If something is wrong, what's needed is for good people to step in and fix the problem - and too often, the screaming and finger-pointing gets in the way of that. I am a big fan of the "tipping point" theory, based on the book by Malcolm Gladwell that was published in 2000.

Gladwell's theory is that most things move along by inertia, and they seem almost impossible to change. But if a single person or a small group push against the inertia, amazing things can happen. Things can be really bad, and most people - even really good people - accept that's the way things are, and find it impossible to change things. I'm sure that's what happened in the institutions in Ireland. I can't believe that most of the people who worked in those institutions were horrible people who intended to be cruel. I'm sure that many of them did individual acts of kindness in those institutions and that they never did anything that was intentionally cruel - but they accepted the situation as it was, and never dreamed they could do anything to change it. The forces of negativity are very strong, and it may well be that they prevail most of the time. But I'm also sure that in some of those institutions, there were people who pushed against the system, and a very few people can make a real difference in a situation like that. And when kindness and compassion become the rule rather than the exception, radical change happens.

But it appears clear that didn't happen very often in the Catholic institutions of Ireland, if it happened at all.

I think the tide is finally turning, and now the Catholic Church even has a Pope who thinks that doing things with a good heart is more important than following the rules.

The baggage from the past still remains, and there's no denying it. I can't fix it - nobody can fix it. Great harm was done by the Catholic Church, and that's a fact. There is a demand for apologies and reparations, and there is a need for that - but somehow I don't think it's fair if the process of reparations for the past destroys current Catholics who are trying to do what's right.
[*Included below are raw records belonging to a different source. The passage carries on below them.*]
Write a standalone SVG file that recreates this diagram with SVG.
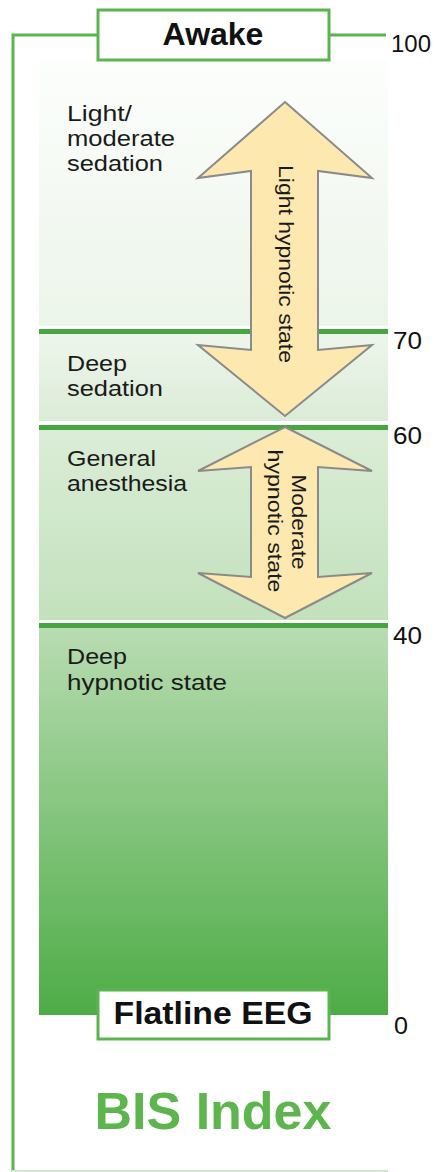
<svg xmlns="http://www.w3.org/2000/svg" width="442" height="1172" viewBox="0 0 442 1172">
<defs>
<linearGradient id="g1" x1="0" y1="0" x2="0" y2="1"><stop offset="0" stop-color="#fcfefc"/><stop offset="1" stop-color="#ecf5ea"/></linearGradient>
<linearGradient id="g2" x1="0" y1="0" x2="0" y2="1"><stop offset="0" stop-color="#eef6ec"/><stop offset="1" stop-color="#dbebd7"/></linearGradient>
<linearGradient id="g3" x1="0" y1="0" x2="0" y2="1"><stop offset="0" stop-color="#dbedd7"/><stop offset="1" stop-color="#c2e1bc"/></linearGradient>
<linearGradient id="g4" x1="0" y1="0" x2="0" y2="1"><stop offset="0" stop-color="#b8dcb1"/><stop offset="1" stop-color="#4dac46"/></linearGradient>
<style>
.frame{stroke:#5cb450;stroke-width:3;fill:none}
.box{fill:#fff;stroke:#5cb450;stroke-width:3}
.sep{fill:#45a541}
.lbl{font-family:"Liberation Sans",Arial,sans-serif;font-size:22px;fill:#1a1a1a}
.num{font-family:"Liberation Sans",Arial,sans-serif;font-size:24px;fill:#111}
.hdr{font-family:"Liberation Sans",Arial,sans-serif;font-size:32px;font-weight:bold;fill:#111;text-anchor:middle}
.arrow{fill:#fde9b0;stroke:#8a8a8a;stroke-width:2;stroke-linejoin:miter}
.atxt{font-family:"Liberation Sans",Arial,sans-serif;font-size:21px;fill:#1a1a1a;text-anchor:middle}
</style>
</defs>
<g id="bands">
<rect x="39" y="60" width="349" height="266" fill="url(#g1)"/>
<rect x="39" y="334" width="349" height="87" fill="url(#g2)"/>
<rect x="39" y="430" width="349" height="190" fill="url(#g3)"/>
<rect x="39" y="628" width="349" height="387" fill="url(#g4)"/>
<rect class="sep" x="39" y="329" width="349" height="5"/>
<rect class="sep" x="39" y="425" width="349" height="5"/>
<rect class="sep" x="39" y="623" width="349" height="5"/>
</g>
<g id="connectors">
<polyline class="frame" points="98,35 13,35 13,1172"/>
<line class="frame" x1="329" y1="35" x2="386" y2="35"/>
<line x1="12" y1="1171" x2="388" y2="1171" stroke="#cfe7ca" stroke-width="2"/>
</g>
<g id="awake">
<rect class="box" x="98" y="10" width="231" height="50"/>
<text class="hdr" x="213" y="45" font-size="31">Awake</text>
</g>
<g id="flatline">
<rect class="box" x="98" y="990" width="231" height="49"/>
<text class="hdr" x="213" y="1024" textLength="199" lengthAdjust="spacingAndGlyphs">Flatline EEG</text>
</g>
<g id="scale">
<text class="num" x="391" y="52" textLength="40" lengthAdjust="spacingAndGlyphs">100</text>
<text class="num" x="393" y="349" textLength="29" lengthAdjust="spacingAndGlyphs">70</text>
<text class="num" x="393" y="444" textLength="29" lengthAdjust="spacingAndGlyphs">60</text>
<text class="num" x="393" y="644" textLength="29" lengthAdjust="spacingAndGlyphs">40</text>
<text class="num" x="394" y="1034" textLength="14" lengthAdjust="spacingAndGlyphs">0</text>
</g>
<g id="zone-light">
<text class="lbl" x="67" y="121" textLength="65" lengthAdjust="spacingAndGlyphs">Light/</text>
<text class="lbl" x="67" y="146" textLength="108" lengthAdjust="spacingAndGlyphs">moderate</text>
<text class="lbl" x="67" y="171" textLength="96" lengthAdjust="spacingAndGlyphs">sedation</text>
</g>
<g id="zone-deep-sedation">
<text class="lbl" x="67" y="371" textLength="60" lengthAdjust="spacingAndGlyphs">Deep</text>
<text class="lbl" x="67" y="396" textLength="96" lengthAdjust="spacingAndGlyphs">sedation</text>
</g>
<g id="zone-general">
<text class="lbl" x="67" y="466" textLength="89" lengthAdjust="spacingAndGlyphs">General</text>
<text class="lbl" x="67" y="491" textLength="120" lengthAdjust="spacingAndGlyphs">anesthesia</text>
</g>
<g id="zone-deep-hypnotic">
<text class="lbl" x="67" y="664" textLength="60" lengthAdjust="spacingAndGlyphs">Deep</text>
<text class="lbl" x="67" y="690" textLength="160" lengthAdjust="spacingAndGlyphs">hypnotic state</text>
</g>
<g id="arrow-light">
<polygon class="arrow" points="285,102 372,178 318,171 318,350 372,345 285,416 198,345 251,350 251,171 198,178"/>
<text class="atxt" transform="translate(279,264) rotate(90)" textLength="198" lengthAdjust="spacingAndGlyphs">Light hypnotic state</text>
</g>
<g id="arrow-moderate">
<polygon class="arrow" points="285,427 372,471 318,467 318,577 372,573 285,618 198,573 251,577 251,467 198,471"/>
<text class="atxt" transform="translate(292,522) rotate(90)" textLength="95" lengthAdjust="spacingAndGlyphs">Moderate</text>
<text class="atxt" transform="translate(268,521) rotate(90)" textLength="143" lengthAdjust="spacingAndGlyphs">hypnotic state</text>
</g>
<g id="title">
<text x="213" y="1129" font-family="Liberation Sans,Arial,sans-serif" font-size="52" font-weight="bold" fill="#5cb54d" text-anchor="middle">BIS Index</text>
</g>
</svg>
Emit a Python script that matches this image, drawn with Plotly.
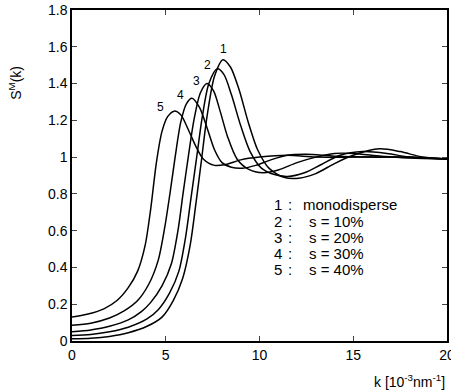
import plotly.graph_objects as go

# ---- data ----
k1 = [0, 1, 2, 3, 4, 4.8, 5.4, 5.9, 6.3, 6.6, 6.9, 7.2, 7.6, 8.05, 8.45, 8.9, 9.4, 9.9, 10.5, 11.3, 12.1, 13, 14, 15, 16.4, 17.5, 18.7, 20]
s1 = [0.012, 0.015, 0.025, 0.045, 0.08, 0.13, 0.22, 0.34, 0.52, 0.74, 0.98, 1.22, 1.44, 1.53, 1.49, 1.37, 1.19, 1.04, 0.94, 0.89, 0.885, 0.91, 0.965, 1.01, 1.045, 1.03, 1.0, 0.99]

k2 = [0, 1, 2, 3, 4, 4.6, 5.2, 5.7, 6.05, 6.35, 6.65, 6.95, 7.3, 7.75, 8.1, 8.5, 9.0, 9.5, 10.1, 10.8, 11.5, 12.4, 13.3, 14.3, 15.5, 16.8, 18, 20]
s2 = [0.03, 0.035, 0.05, 0.075, 0.12, 0.17, 0.26, 0.38, 0.56, 0.78, 1.0, 1.22, 1.40, 1.48, 1.45, 1.34, 1.17, 1.03, 0.94, 0.905, 0.895, 0.915, 0.96, 1.01, 1.03, 1.02, 1.0, 0.99]

k3 = [0, 1, 2, 3, 3.7, 4.2, 4.8, 5.3, 5.65, 5.92, 6.2, 6.5, 6.85, 7.2, 7.55, 7.9, 8.3, 8.8, 9.4, 10.2, 11, 12, 13, 14, 15, 16.5, 18, 20]
s3 = [0.05, 0.06, 0.08, 0.115, 0.16, 0.21, 0.30, 0.42, 0.60, 0.80, 1.0, 1.2, 1.35, 1.40, 1.36, 1.25, 1.11, 0.99, 0.935, 0.915, 0.93, 0.97, 1.0, 1.02, 1.02, 1.005, 0.995, 0.99]

k4 = [0, 1, 2, 2.8, 3.5, 4.1, 4.6, 4.95, 5.25, 5.5, 5.8, 6.1, 6.4, 6.8, 7.2, 7.6, 8.0, 8.5, 9.1, 9.8, 10.6, 11.5, 12.5, 14, 16, 18, 20]
s4 = [0.085, 0.097, 0.125, 0.165, 0.22, 0.31, 0.44, 0.62, 0.82, 1.0, 1.19, 1.29, 1.32, 1.27, 1.16, 1.04, 0.97, 0.945, 0.94, 0.955, 0.985, 1.01, 1.015, 1.005, 1.0, 1.0, 0.99]

k5 = [0, 0.8, 1.7, 2.4, 3.0, 3.5, 3.9, 4.2, 4.5, 4.8, 5.1, 5.45, 5.8, 6.2, 6.6, 7.0, 7.6, 8.2, 9.0, 10, 11.5, 13, 15, 17, 20]
s5 = [0.13, 0.145, 0.175, 0.22, 0.29, 0.38, 0.52, 0.72, 0.97, 1.14, 1.22, 1.25, 1.23, 1.15, 1.06, 0.99, 0.955, 0.96, 0.985, 1.0, 1.01, 1.0, 1.0, 1.0, 0.99]

curve_labels = ["1", "2", "3", "4", "5"]
label_k = [8.1, 7.2, 6.65, 5.8, 4.7]
label_s = [1.59, 1.50, 1.415, 1.34, 1.27]

legend_nums = ["1", "2", "3", "4", "5"]
legend_texts = ["monodisperse", "s = 10%", "s = 20%", "s = 30%", "s = 40%"]
legend_s = [0.74, 0.652, 0.565, 0.478, 0.391]

x_ticks = [0, 5, 10, 15, 20]
y_ticks = [0, 0.2, 0.4, 0.6, 0.8, 1, 1.2, 1.4, 1.6, 1.8]
y_ticktext = ["0", "0.2", "0.4", "0.6", "0.8", "1", "1.2", "1.4", "1.6", "1.8"]

FONT = "Liberation Sans"

fig = go.Figure()
for kk, ss in [(k1, s1), (k2, s2), (k3, s3), (k4, s4), (k5, s5)]:
    fig.add_trace(go.Scatter(x=kk, y=ss, mode="lines",
                             line=dict(color="black", width=1.5, shape="spline", smoothing=0.8),
                             showlegend=False, hoverinfo="skip"))

annotations = []
for t, kx, sy in zip(curve_labels, label_k, label_s):
    annotations.append(dict(x=kx, y=sy, xref="x", yref="y", text=t, showarrow=False,
                            font=dict(family=FONT, size=12, color="black")))
for n, t, sy in zip(legend_nums, legend_texts, legend_s):
    annotations.append(dict(x=11.0, y=sy, xref="x", yref="y", text=n, showarrow=False,
                            font=dict(family=FONT, size=15, color="black")))
    annotations.append(dict(x=11.65, y=sy, xref="x", yref="y", text=":", showarrow=False,
                            font=dict(family=FONT, size=15, color="black")))
    x0 = 12.2 if t == "monodisperse" else 12.55
    annotations.append(dict(x=x0, y=sy, xref="x", yref="y", text=t, showarrow=False,
                            xanchor="left", font=dict(family=FONT, size=15, color="black")))

annotations.append(dict(x=1.0, y=-0.12, xref="paper", yref="paper", xanchor="right", yanchor="middle",
                        text="k [10<sup>-3</sup>nm<sup>-1</sup>]", showarrow=False,
                        font=dict(family=FONT, size=14, color="black")))
annotations.append(dict(x=-0.152, y=0.78, xref="paper", yref="paper", xanchor="center", yanchor="middle",
                        text="S<sup>M</sup>(k)", textangle=-90, showarrow=False,
                        font=dict(family=FONT, size=14, color="black")))

fig.update_layout(
    width=451, height=390,
    margin=dict(l=72, r=4, t=10, b=49, autoexpand=False),
    paper_bgcolor="white", plot_bgcolor="white",
    annotations=annotations,
    xaxis=dict(range=[0, 20], tickvals=x_ticks, ticks="inside", ticklen=5, tickwidth=1.2,
               showline=True, linecolor="black", linewidth=1.5, mirror="ticks",
               showgrid=False, zeroline=False, ticklabeloverflow="allow",
               tickfont=dict(family=FONT, size=14, color="black")),
    yaxis=dict(range=[0, 1.8], tickvals=y_ticks, ticktext=y_ticktext, ticks="inside", ticklen=5, tickwidth=1.2,
               showline=True, linecolor="black", linewidth=1.5, mirror="ticks",
               showgrid=False, zeroline=False, ticklabeloverflow="allow",
               tickfont=dict(family=FONT, size=14, color="black")),
)

# remove the default 8px page margin so the figure sits at the window's top-left corner
fig.write_html("out.html", config={"displayModeBar": False},
               post_script="document.body.style.margin='0px';document.body.style.overflow='hidden';")
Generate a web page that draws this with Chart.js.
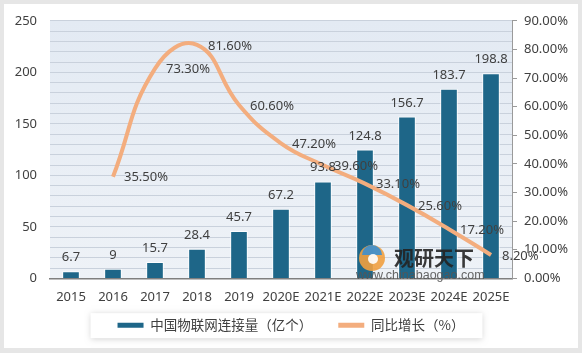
<!DOCTYPE html>
<html>
<head>
<meta charset="utf-8">
<script src="https://cdn.jsdelivr.net/npm/chart.js@4.4.1/dist/chart.umd.min.js"></script>
<style>
  html, body { margin: 0; padding: 0; background: #e6e6e6; }
  canvas { display: block; }
</style>
</head>
<body>
<canvas id="myChart" width="582" height="353"></canvas>
<script>
var years = ["2015", "2016", "2017", "2018", "2019", "2020E", "2021E", "2022E", "2023E", "2024E", "2025E"];
var connections = [6.7, 9, 15.7, 28.4, 45.7, 67.2, 93.8, 124.8, 156.7, 183.7, 198.8];
var growth = [null, 35.5, 73.3, 81.6, 60.6, 47.2, 39.6, 33.1, 25.6, 17.2, 8.2];
var leftTicks = [0, 50, 100, 150, 200, 250];

var barColor = '#1e6688';
var lineColor = '#f3ad7e';
var textColor = '#404040';
var numFont = "'Noto Sans', sans-serif";
var cjkFont = "'Noto Sans CJK SC', 'Noto Sans', sans-serif";
var legendPad = 26;
var legendFont = 13.5;

// pull the legend up closer to the axis labels
var legendShift = {
    id: 'legendShift',
    afterLayout: function (chart) {
        var lg = chart.legend;
        var d = lg.top - (chart.chartArea.bottom + 14);
        lg.top -= d;
        lg.bottom -= d;
    }
};

var backdrop = {
    id: 'backdrop',
    beforeDraw: function (chart) {
        var c = chart.ctx, a = chart.chartArea;
        c.save();
        c.fillStyle = '#e6e6e6';
        c.fillRect(0, 0, chart.width, chart.height);
        c.fillStyle = '#ffffff';
        c.fillRect(4, 4, chart.width - 8, chart.height - 9);
        var g = c.createLinearGradient(0, a.top, 0, a.bottom);
        g.addColorStop(0, '#e3eaf3');
        g.addColorStop(1, '#eef2f7');
        c.fillStyle = g;
        c.fillRect(a.left, a.top, a.right - a.left, a.bottom - a.top);
        // legend card
        var lg = chart.legend;
        if (lg && lg.lineWidths) {
            var lw = lg.lineWidths[0];
            var sx = (lg.left + legendPad + lg.right - lw) / 2;
            var x0 = sx - 27, x1 = sx + lw - legendPad + 18;
            var yc = lg.top + legendPad + legendFont / 2;
            c.shadowColor = 'rgba(0,0,0,0.18)';
            c.shadowBlur = 6;
            c.shadowOffsetY = 1;
            c.fillStyle = '#ffffff';
            c.fillRect(x0, yc - 12, x1 - x0, 25);
        }
        c.restore();
    }
};

var valueLabels = {
    id: 'valueLabels',
    afterDatasetsDraw: function (chart) {
        var c = chart.ctx;
        c.save();
        // watermark
        c.globalAlpha = 0.9;
        c.fillStyle = '#f0a040';
        c.beginPath(); c.arc(372, 258, 13, 0, Math.PI * 2); c.fill();
        c.fillStyle = '#3b8fd0';
        c.beginPath(); c.arc(372, 255, 10, Math.PI, Math.PI * 2); c.fill();
        c.fillStyle = '#ffffff';
        c.beginPath(); c.arc(373, 259, 5, 0, Math.PI * 2); c.fill();
        c.fillStyle = '#222222';
        c.font = "bold 20px 'Noto Sans CJK SC'";
        c.textAlign = 'left';
        c.textBaseline = 'middle';
        c.fillText('观研天下', 394, 258);
        c.fillStyle = '#555555';
        c.font = "12.5px 'Liberation Sans'";
        c.fillText('www.chinabaogao.com', 356, 276);
        c.globalAlpha = 1;

        c.fillStyle = textColor;
        c.font = '13px ' + numFont;
        var bars = chart.getDatasetMeta(0).data;
        c.textAlign = 'center';
        bars.forEach(function (b, i) {
            c.fillText(String(connections[i]), b.x, b.y - 14);
        });
        var pts = chart.getDatasetMeta(1).data;
        c.textAlign = 'left';
        pts.forEach(function (p, i) {
            if (growth[i] === null) return;
            c.fillText(growth[i].toFixed(2) + '%', p.x + 11, p.y + 1);
        });
        c.restore();
    }
};

var ctx = document.getElementById("myChart");
var myChart = new Chart(ctx, {
    data: {
        labels: years,
        datasets: [{
            type: 'bar',
            label: '中国物联网连接量（亿个）',
            data: connections,
            backgroundColor: barColor,
            borderColor: 'rgba(255,255,255,0.85)',
            borderWidth: 1,
            barThickness: 17,
            yAxisID: 'y',
            order: 1
        }, {
            type: 'line',
            label: '同比增长（%）',
            data: growth,
            borderColor: lineColor,
            backgroundColor: lineColor,
            borderWidth: 4,
            pointRadius: 0,
            tension: 0.45,
            fill: false,
            yAxisID: 'y1',
            order: 0
        }]
    },
    options: {
        responsive: false,
        animation: false,
        layout: { padding: { top: 19, left: 0, right: 0, bottom: 5 } },
        plugins: {
            tooltip: { enabled: false },
            legend: {
                position: 'bottom',
                maxHeight: 40,
                labels: {
                    boxWidth: 26,
                    boxHeight: 5,
                    padding: legendPad,
                    color: textColor,
                    font: { family: cjkFont, size: legendFont },
                    generateLabels: function (chart) {
                        return chart.data.datasets.map(function (ds, i) {
                            var col = i === 0 ? barColor : lineColor;
                            return { text: ds.label, fillStyle: col, strokeStyle: col, lineWidth: 0, datasetIndex: i, fontColor: textColor };
                        });
                    }
                }
            }
        },
        scales: {
            x: {
                grid: { display: false },
                border: { display: true, color: '#7f7f7f', width: 1.5 },
                ticks: { color: textColor, font: { family: numFont, size: 13 }, padding: 3, maxRotation: 0, autoSkip: false }
            },
            y: {
                position: 'left',
                min: 0,
                max: 250,
                grid: { color: '#c9d1dc', drawTicks: false },
                border: { display: false },
                ticks: {
                    stepSize: 10,
                    autoSkip: false,
                    padding: 13,
                    color: textColor,
                    font: { family: numFont, size: 13 },
                    callback: function (v) { return leftTicks.indexOf(v) >= 0 ? v : ''; }
                },
                afterFit: function (s) { s.width = 50; }
            },
            y1: {
                position: 'right',
                min: 0,
                max: 90,
                grid: { drawOnChartArea: false, color: '#9a9a9a', tickLength: 5 },
                border: { display: true, color: '#9a9a9a' },
                ticks: {
                    stepSize: 10,
                    autoSkip: false,
                    padding: 7,
                    color: textColor,
                    font: { family: numFont, size: 13 },
                    callback: function (v) { return v.toFixed(2) + '%'; }
                },
                afterFit: function (s) { s.width = 70; }
            }
        }
    },
    plugins: [legendShift, backdrop, valueLabels]
});
</script>
</body>
</html>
The current compensation for Catholic priest child molestation victims in the United States is a million dollars. But each million dollars spent compensating a molestation victim, is a million dollars that can't be spent feeding the homeless. And a million-dollar damage settlement doesn't heal the victim of child molestation. And the million dollars is paid by people who had nothing to do with the crime, since the criminals are dead or penniless. So, I don't know what's the answer to that.

As I see it, the arrogance of the Catholic hierarchy has finally been broken, although there's a bastard here and there who got through the cracks. But the Catholic Church as a whole is deeply humbled by the multiple scandals and coverups that took place in the twentieth century and for centuries before that.

So, now you have a humbled church that wants to do right. Where do we go from here?